The Wonder of Miniature
Washington Travel Blog› entry 21 of 27 › view all entries
When I was little, I loved to go out in the backyard where we had a huge oak tree. I would pick up twigs, acorns, and tiny pebbles and build miniature houses amongst the roots of this century-old tree. I even took little toys out to my natural village and created stories for the characters.
As an adult I no longer build these miniature villages but the artisans at the Botanic Gardens do which I think would be a fantastically fun job (if you had that skill!).
The Botanic Garden had two entrances set up: one for the main area and another one for the special train exhibit. I chose to see the main area first. Like last year the entrance hall had miniatures of DC spread throughout it, the Washington Monument and US Capitol building in the prominant spaces.
I then took a wander through several other lush galleries in the Gardens, my usual visit. I took my time near the poinsettias since they were a seasonal flower plus I also feel a connection to the Christmas flower since its origins can be traced to Mexico. It was fun to look at the varieties with their background information.
I slipped outside, my eyes briefly falling on the Capitol building, so close to its organic model inside the Gardens. As the rain slowly spit at me, I was grateful to only have a short walk to the other entrance. I stepped into another miniature wonderland based on reality but a reality spread across the world rather than just the Mall: thirteen man-made structures that display amazing architecture from five continents.
The miniature wonders did not follow any geographical or chronological order, the sites just flowed along, drawing the visitors from one view to the next. The Lighthouse of Alexandria subtly introduced the theme, its narrow height almost blending in with the wooden backdrop.

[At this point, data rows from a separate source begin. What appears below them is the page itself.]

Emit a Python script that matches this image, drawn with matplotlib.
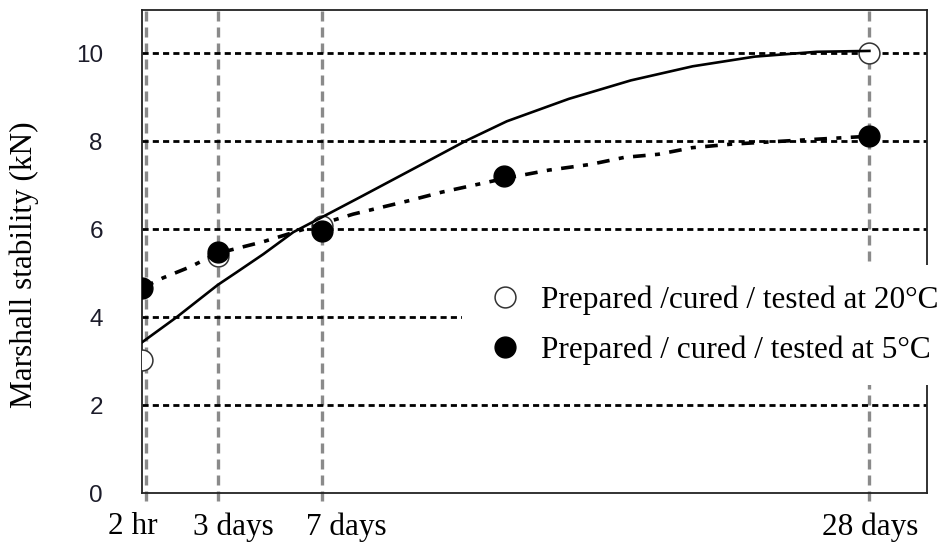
import matplotlib
matplotlib.use("Agg")
import matplotlib.pyplot as plt
import matplotlib.transforms as mtransforms
from matplotlib.lines import Line2D

# ---------------- data (x in days) ----------------
tick_days = [2 / 24, 3, 7, 28]
tick_labels = ["2 hr", "3 days", "7 days", "28 days"]
y_ticks = [0, 2, 4, 6, 8, 10]

# measured points
open_days = [2 / 24, 3, 7, 28]
open_vals = [3.02, 5.38, 6.08, 10.0]
filled_days = [2 / 24, 3, 7, 14, 28]
filled_vals = [4.66, 5.47, 5.96, 7.21, 8.11]

# trend curves
solid_days = [0.083, 1.43, 3.0, 3.73, 4.75, 5.9, 7.0, 8.54, 10.92, 12.5,
              14.09, 16.47, 18.85, 21.22, 23.6, 25.98, 28.0]
solid_vals = [3.42, 4.0, 4.73, 5.02, 5.43, 5.93, 6.27, 6.75, 7.5, 8.0,
              8.45, 8.96, 9.38, 9.7, 9.92, 10.03, 10.05]
dashdot_days = [0.083, 0.9, 1.94, 3.0, 4.73, 8.2, 10.3, 11.6, 13.0, 14.0,
                15.7, 17.3, 18.6, 19.9, 21.2, 22.7, 25.3, 28.0]
dashdot_vals = [4.66, 4.89, 5.14, 5.45, 5.71, 6.34, 6.64, 6.84, 7.02, 7.15,
                7.34, 7.47, 7.63, 7.70, 7.85, 7.93, 8.02, 8.11]

legend_labels = ["Prepared /cured / tested at 20\u00b0C",
                 "Prepared / cured / tested at 5\u00b0C"]
ylabel = "Marshall stability (kN)"

# ---------------- style ----------------
SERIF = "Liberation Serif"
SANS = "Liberation Sans"
FS = 22.5
DPI = 100

fig = plt.figure(figsize=(9.49, 5.42), dpi=DPI)
ax = fig.add_axes([141.7 / 949, 1 - 493 / 542, (927 - 141.7) / 949, (493 - 10) / 542])

ax.set_xlim(2 / 24, 30.21)
ax.set_ylim(0.043, 10.98)

for s in ax.spines.values():
    s.set_linewidth(1.3)
    s.set_color("#222222")

# horizontal dotted grid
for yv in y_ticks[1:]:
    ax.axhline(yv, color="black", lw=2.0, linestyle=(0, (2.2, 1.5)), zorder=1.5)

# vertical grey dashed grid (extends slightly below the axis)
blend = mtransforms.blended_transform_factory(ax.transData, ax.transAxes)
for i, xv in enumerate(tick_days):
    tr = blend
    if i == 0:
        tr = blend + mtransforms.ScaledTranslation(4 / DPI, 0, fig.dpi_scale_trans)
    ax.plot([xv, xv], [-0.016, 1.0], transform=tr, color="#8a8a8a", lw=2.4,
            linestyle=(0, (3.0, 1.8)), clip_on=False, zorder=1)

# markers
ax.plot(open_days, open_vals, linestyle="none", marker="o", ms=15,
        mfc="white", mec="#333333", mew=1.1, zorder=3)
ax.plot(filled_days, filled_vals, linestyle="none", marker="o", ms=15,
        mfc="black", mec="black", zorder=3.5)

# curves
ax.plot(solid_days, solid_vals, color="black", lw=1.9, zorder=4,
        solid_joinstyle="round")
ax.plot(dashdot_days, dashdot_vals, color="black", lw=2.6,
        linestyle=(0, (3.5, 2.6, 1.4, 2.6)), zorder=4)

# ticks
ax.set_xticks(tick_days)
ax.set_xticklabels(tick_labels, fontfamily=SERIF, fontsize=FS)
ax.tick_params(axis="x", length=0, pad=14)
offsets_px = [-8.4, 15.2, 24.7, 0.7]
for lab, dx in zip(ax.get_xticklabels(), offsets_px):
    lab.set_transform(lab.get_transform() +
                      mtransforms.ScaledTranslation(dx / DPI, 0, fig.dpi_scale_trans))

ax.set_yticks(y_ticks)
ax.set_yticklabels([str(v) for v in y_ticks], fontfamily=SANS, fontsize=17.5,
                   color="#1c1c2a")
ax.tick_params(axis="y", length=0, pad=28)

ax.set_ylabel(ylabel, fontfamily=SERIF, fontsize=FS)
ax.yaxis.set_label_coords(-0.131, 0.472)

# legend
handles = [
    Line2D([], [], linestyle="none", marker="o", ms=15, mfc="white",
           mec="#333333", mew=1.1),
    Line2D([], [], linestyle="none", marker="o", ms=15, mfc="black", mec="black"),
]
leg = fig.legend(handles, legend_labels, loc="upper left",
                 bbox_to_anchor=(462 / 949, 1 - 265 / 542),
                 frameon=True, facecolor="white", edgecolor="none",
                 framealpha=1.0, fancybox=False, borderpad=0.65,
                 handlelength=1.45, handletextpad=0.43, labelspacing=0.66,
                 borderaxespad=0, prop={"family": SERIF, "size": FS})

fig.savefig("out.png", dpi=DPI)
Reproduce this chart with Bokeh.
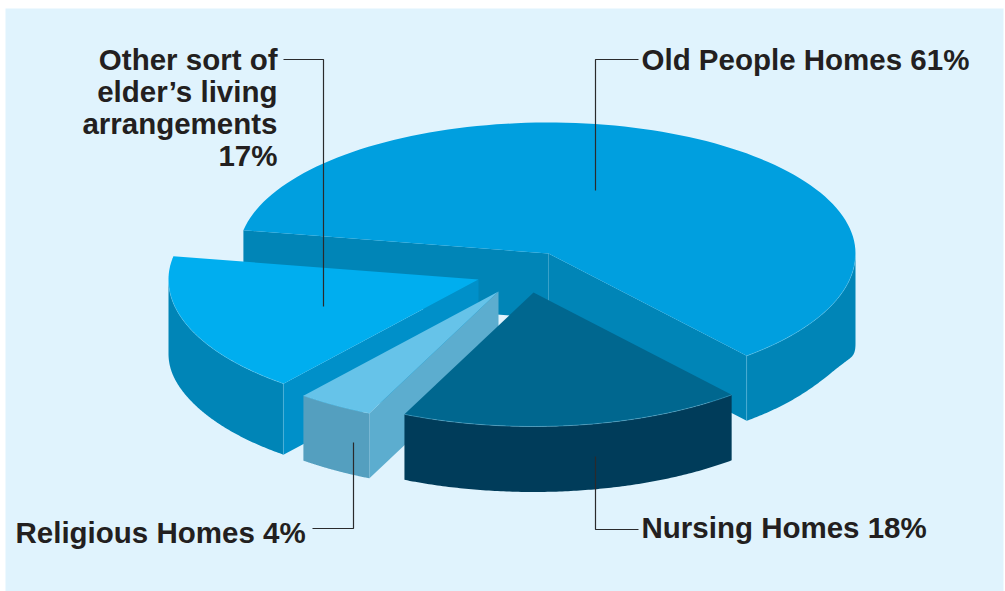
import numpy as np
from bokeh.plotting import figure
from bokeh.embed import file_html
from bokeh.resources import INLINE
from bokeh.models import Range1d
from bokeh.core.properties import value

# ---- data
categories = ["Old People Homes", "Other sort of elder's living arrangements", "Religious Homes", "Nursing Homes"]
shares = [61, 17, 4, 18]
label_lines = [["Old People Homes 61%"], ["Other sort of", "elder\u2019s living", "arrangements", "17%"],
               ["Religious Homes 4%"], ["Nursing Homes 18%"]]

# ---- styling / layout (page pixel space)
top_colors = ["#009fdf", "#00aeef", "#66c3e9", "#00678f"]
rim_colors = ["#0085b7", "#0085b7", "#549fbf", "#003c5a"]
cut_colors = ["#0085b7", "#0090c9", "#5cadcf", "#003c5a"]
apexes = [(548, 253), (478, 279), (498, 291), (533, 292)]
depths = [65, 71, 65, 65.5]
flare = [25, 3, 0, 0]
RX_RIGHT, RX_LEFT, RY_BACK, RY_FRONT = 307, 310, 131, 134
START = -49.8
INK = "#231f20"
SEAM = "#7fd0f0"

W, H = 1005, 591
p = figure(width=W, height=H, output_backend="svg", toolbar_location=None,
           x_range=Range1d(0, W), y_range=Range1d(H, 0), min_border=0,
           background_fill_color="#ffffff", border_fill_color="#ffffff", outline_line_color=None)
p.axis.visible = False
p.grid.visible = False
p.quad(left=[5], right=[1003], top=[8], bottom=[591], fill_color="#e0f3fd", line_color=None)


def arc(apex, a0, a1):
    t = np.radians(np.linspace(a0, a1, 120))
    ry = np.where(np.sin(t) < 0, RY_FRONT, RY_BACK)
    rx = np.where(np.cos(t) < 0, RX_LEFT, RX_RIGHT)
    return apex[0] + rx * np.cos(t), apex[1] - ry * np.sin(t), t


edges = np.cumsum([0] + shares) / sum(shares) * 360 + START
for i in range(len(shares)):
    a0, a1 = edges[i], edges[i + 1]
    ax, ay = apexes[i]
    d = depths[i]
    x, y, _ = arc(apexes[i], a0, a1)
    # cut faces that look at the viewer
    if i == 0:
        p.patch([ax, x[0], x[0], ax], [ay, y[0], y[0] + d, ay + d], fill_color=cut_colors[i], line_color=None)
    if i in (0, 1, 2):
        p.patch([ax, x[-1], x[-1], ax], [ay, y[-1], y[-1] + d, ay + d], fill_color=cut_colors[i], line_color=None)
    # rim (front half only)
    lo = max(a0, 180) if a0 >= 90 else a0
    hi = min(a1, 360) if a0 >= 90 else min(a1, 0)
    if hi > lo:
        rx_, ry_, t_ = arc(apexes[i], lo, hi)
        bottom = ry_ + d + flare[i] * np.abs(np.cos(t_)) ** 30
        p.patch(np.r_[rx_, rx_[::-1]], np.r_[ry_, bottom[::-1]], fill_color=rim_colors[i], line_color=None)
    # top
    p.patch(np.r_[ax, x], np.r_[ay, y], fill_color=top_colors[i], line_color=None)
    # thin lighter seams on the shape edges
    if hi > lo:
        p.line(rx_, ry_, line_color=SEAM, line_alpha=0.5, line_width=0.7)
    if i in (0, 1):
        ex = rx_[0] if i == 0 else rx_[-1]
        ey = ry_[0] if i == 0 else ry_[-1]
        p.line([ex, ex], [ey, ey + d], line_color=SEAM, line_alpha=0.4, line_width=0.7)

# leaders
leaders = [([638, 595, 595], [59, 59, 190]),
           ([283, 323, 323], [59, 59, 306]),
           ([312, 353, 353], [528, 528, 442]),
           ([595, 595, 638], [456, 529, 529])]
for lx, ly in leaders:
    p.line(lx, ly, line_color="#2a2a2c", line_width=1.2)

# labels
FS = "29.5px"
def lab(x, y, t, align="left"):
    p.text([x], [y], text=[t], text_font=value("Liberation Sans"), text_font_style="bold",
           text_font_size=FS, text_color=INK, text_align=align, text_baseline="alphabetic")

lab(641, 59, label_lines[0][0])
for t, yy in zip(label_lines[1], [59, 91, 122.5, 155]):
    lab(277, yy, t, "right")
lab(15, 532, label_lines[2][0])
lab(641, 526.5, label_lines[3][0])

open("out.html", "w").write(file_html(p, INLINE))
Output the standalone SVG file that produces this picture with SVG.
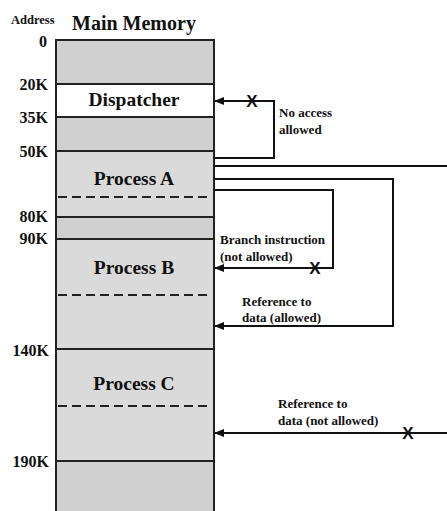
<svg xmlns="http://www.w3.org/2000/svg" width="447" height="511" viewBox="0 0 447 511">
<style>
text{font-family:"Liberation Serif","Times New Roman",serif;font-weight:bold;fill:#111}
.addr{font-size:16px;text-anchor:end}
.proc{font-size:19.5px;text-anchor:middle}
.lbl{font-size:13px}
.x{font-family:"Liberation Sans",Arial,sans-serif;font-size:17px;text-anchor:middle}
.seg{stroke:#222;stroke-width:2}
.dark{fill:#d0d0d0}
.light{fill:#dadada}
.dash{stroke:#222;stroke-width:2;stroke-dasharray:9,5;fill:none}
.conn{stroke:#111;stroke-width:2;fill:none}
</style>
<defs>
<marker id="ah" markerWidth="10" markerHeight="8" refX="9" refY="4" orient="auto" markerUnits="userSpaceOnUse">
<path d="M0,0 L10,4 L0,8 z" fill="#111"/>
</marker>
</defs>
<rect width="447" height="511" fill="#fff"/>
<text x="11" y="24" style="font-size:12.5px">Address</text>
<text x="134" y="30" style="font-size:20px;text-anchor:middle">Main Memory</text>
<g id="memory">
<rect class="dark" x="56" y="40" width="158" height="44"/>
<rect x="56" y="84" width="158" height="33" fill="#fff"/>
<rect class="dark" x="56" y="117" width="158" height="34"/>
<rect class="light" x="56" y="151" width="158" height="66"/>
<rect class="dark" x="56" y="217" width="158" height="22"/>
<rect class="light" x="56" y="239" width="158" height="110"/>
<rect class="light" x="56" y="349" width="158" height="112"/>
<rect class="dark" x="56" y="461" width="158" height="60"/>
<path class="seg" fill="none" d="M56,520 V40 H214 V520"/>
<line class="seg" x1="56" y1="84" x2="214" y2="84"/>
<line class="seg" x1="56" y1="117" x2="214" y2="117"/>
<line class="seg" x1="56" y1="151" x2="214" y2="151"/>
<line class="seg" x1="56" y1="217" x2="214" y2="217"/>
<line class="seg" x1="56" y1="239" x2="214" y2="239"/>
<line class="seg" x1="56" y1="349" x2="214" y2="349"/>
<line class="seg" x1="56" y1="461" x2="214" y2="461"/>
</g>
<g id="addresses">
<text class="addr" x="47" y="47">0</text>
<text class="addr" x="48" y="90">20K</text>
<text class="addr" x="48" y="123">35K</text>
<text class="addr" x="48" y="157">50K</text>
<text class="addr" x="48" y="222">80K</text>
<text class="addr" x="48" y="244">90K</text>
<text class="addr" x="49" y="356">140K</text>
<text class="addr" x="49" y="467">190K</text>
</g>
<g id="dispatcher">
<text class="proc" x="134" y="106">Dispatcher</text>
</g>
<g id="processA">
<text class="proc" x="134" y="185">Process A</text>
<line class="dash" x1="58" y1="197" x2="212" y2="197"/>
</g>
<g id="processB">
<text class="proc" x="134" y="274">Process B</text>
<line class="dash" x1="58" y1="295" x2="212" y2="295"/>
</g>
<g id="processC">
<text class="proc" x="134" y="390">Process C</text>
<line class="dash" x1="58" y1="406" x2="212" y2="406"/>
</g>
<g id="connectors">
<path class="conn" d="M214,158 H274 V101 H215" marker-end="url(#ah)"/>
<line class="conn" x1="214" y1="166" x2="447" y2="166"/>
<path class="conn" d="M214,190 H333 V268 H215" marker-end="url(#ah)"/>
<path class="conn" d="M214,179 H393 V326 H215" marker-end="url(#ah)"/>
<line class="conn" x1="447" y1="433" x2="215" y2="433" marker-end="url(#ah)"/>
<text class="x" x="252" y="107">X</text>
<text class="x" x="315" y="274">X</text>
<text class="x" x="408" y="439">X</text>
<text class="lbl" x="279" y="117">No access</text>
<text class="lbl" x="279" y="134">allowed</text>
<text class="lbl" x="220" y="244">Branch instruction</text>
<text class="lbl" x="220" y="261">(not allowed)</text>
<text class="lbl" x="242" y="306">Reference to</text>
<text class="lbl" x="242" y="322">data (allowed)</text>
<text class="lbl" x="278" y="408">Reference to</text>
<text class="lbl" x="278" y="425">data (not allowed)</text>
</g>
</svg>
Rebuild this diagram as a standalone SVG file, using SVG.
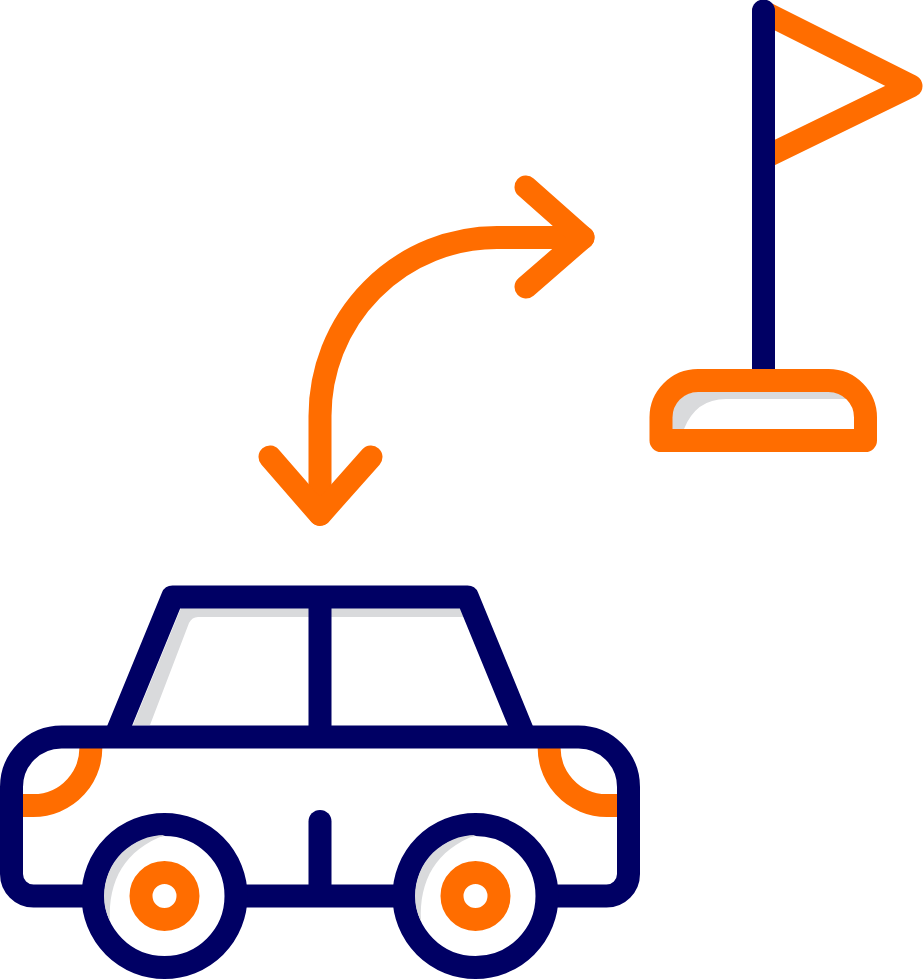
<svg xmlns="http://www.w3.org/2000/svg" width="923" height="980" viewBox="0 0 923 980">
<style>
.n{fill:none;stroke:#000064;stroke-width:23;stroke-linecap:round;stroke-linejoin:round}
.o{fill:none;stroke:#ff6d00;stroke-width:23;stroke-linecap:round;stroke-linejoin:round}
.b{stroke-linecap:butt}
.g{fill:#d9dadc;stroke:none}
.w{fill:#fff;stroke:#000064;stroke-width:23}
</style>
<rect width="923" height="980" fill="#fff"/>
<g id="connectors">
<path class="o" d="M320 514V416A177 178.500 0 0 1 497 237.500H583"/>
<path class="o" d="M270 457L320 514.500L371 457"/>
<path class="o" d="M526 187L583 237.500L526 287"/>
</g>
<g id="flag">
<path class="o" d="M763.500 12L911 86L763.500 158"/>
<path class="n" d="M763.500 11V380"/>
<path class="g" d="M672 429V417A25 25 0 0 1 697 392H832Q842 392 847 399H726Q696 399 684 429Z"/>
<path class="o" d="M661 440.500V418A37 37 0 0 1 698 380.500H828.500A37 37 0 0 1 865.500 418V440.500Z"/>
</g>
<g id="car">
<path class="g" d="M181 608H309V617H198Q192 617 189 623L150 725H133Z"/>
<path class="g" d="M331 608H462L466 617H331Z"/>
<path class="o b" d="M90.500 742A57.500 57.500 0 0 1 33 805.500H20"/>
<path class="o b" d="M549.500 742A57.500 57.500 0 0 0 607 805.500H620"/>
<path class="n b" d="M115 737L172.500 597H467.500L525 737"/>
<path class="n b" d="M320 597V737"/>
<path class="n" d="M61.500 737H578.500A50 50 0 0 1 628.500 787V874A22 22 0 0 1 606.500 896H33.500A22 22 0 0 1 11.500 874V787A50 50 0 0 1 61.500 737Z"/>
<path class="n" d="M320 821.500V890"/>
<g id="wheel-left">
<circle cx="164.500" cy="896" r="71.500" class="w"/>
<path class="g" d="M165 835A61 61 0 0 0 104 896Q104 910 110 921C108 880 125 850 165 835Z"/>
<circle cx="164.500" cy="896" r="23.500" class="o"/>
</g>
<g id="wheel-right">
<circle cx="475.500" cy="896" r="71.500" class="w"/>
<path class="g" d="M476 835A61 61 0 0 0 415 896Q415 910 421 921C419 880 436 850 476 835Z"/>
<circle cx="475.500" cy="896" r="23.500" class="o"/>
</g>
</g>
</svg>
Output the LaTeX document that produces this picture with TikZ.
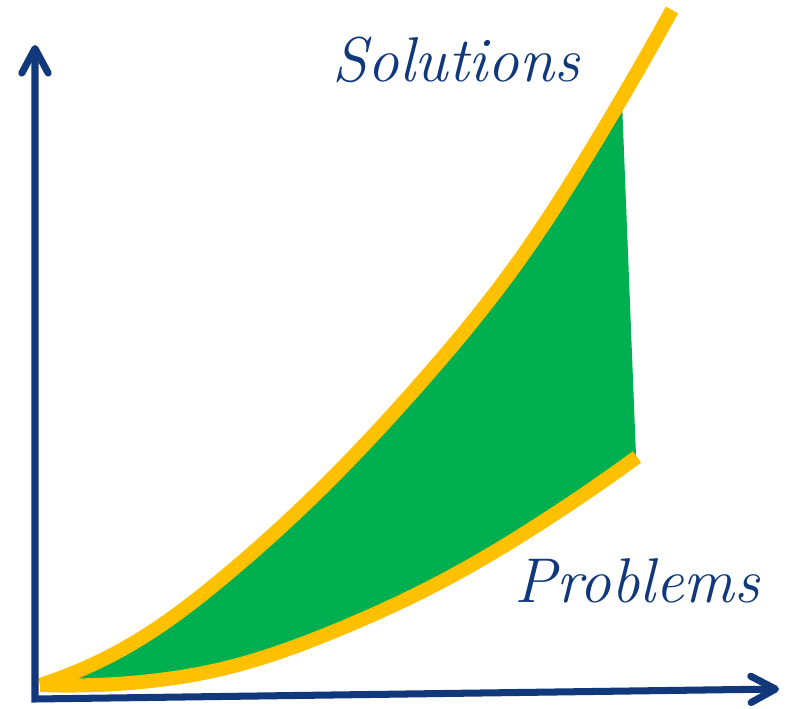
\documentclass[tikz,border=0pt]{standalone}
\usetikzlibrary{arrows.meta,hobby}
\definecolor{axisblue}{RGB}{16,56,122}
\definecolor{curveyellow}{RGB}{255,192,0}
\definecolor{areagreen}{RGB}{0,176,80}
\tikzstyle{axis} = [draw, axisblue, line width=4pt, line join=miter, {Straight Barb[length=14pt,width=15pt,round]}-{Straight Barb[length=14pt,width=15pt,round]}]
\tikzstyle{yellowline} = [draw, curveyellow, line width=8pt]
\tikzstyle{greenarea} = [fill=areagreen]
\tikzstyle{axislabel} = [text=axisblue, font=\fontsize{36}{42}\selectfont\itshape, anchor=base, inner sep=0pt]

\begin{document}
\begin{tikzpicture}[x=0.02cm, y=-0.02cm, use Hobby shortcut]
	\useasboundingbox (0,0) rectangle (792,709);
	\coordinate (origin) at (35,699);
	\coordinate (xtip) at (779,689);
	\coordinate (ytip) at (35,45);

	\begin{scope}
		\clip (0,0) -- (618,0) -- (646,709) -- (0,709) -- cycle;
		\path [greenarea] (40,685) .. (130,645) .. (230,572) .. (317,493) .. (417,387) .. (510,273) .. (597,140) .. (672,10)
			-- (700,460) -- (637,457) .. (550,517) .. (450,577) .. (330,633) .. (230,667) .. (130,683) .. (40,685) -- cycle;
	\end{scope}

	\path [yellowline] (40,685) .. (130,683) .. (230,667) .. (330,633) .. (450,577) .. (550,517) .. (637,457);
	\path [yellowline] (40,685) .. (130,645) .. (230,572) .. (317,493) .. (417,387) .. (510,273) .. (597,140) .. (672,10);

	\path [axis] (xtip) -- (origin) -- (ytip);

	\node [axislabel] (solutions) at (456,82) {Solutions};
	\node [axislabel] (problems) at (637,603) {Problems};
\end{tikzpicture}
\end{document}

Easter Island figures hinted at mystery, the statues keeping a silent, stoic watch. Across the path the Sphinx breathed of ancient wisdom, nearly dynamic compared to the triangular pyramid next to it. Petra with its stone columns entranced me (hope to see it someday!). The Great Wall of China marched along the side of the wall, little watchtowers hinting to its protective purpose. Compared to the stocky Wall, the white Taj Mahal seemed almost fairy-like.
Despite the slightly gross weather, I trekked across the street to see the Capitol Christmas tree up close. This year Wyoming contributed an Engelmann Spruce from the Bridger Teton National Forest. Decorated in cowboys, boots, and mustangs, the 67-foot tree proudly displayed the Christmas season.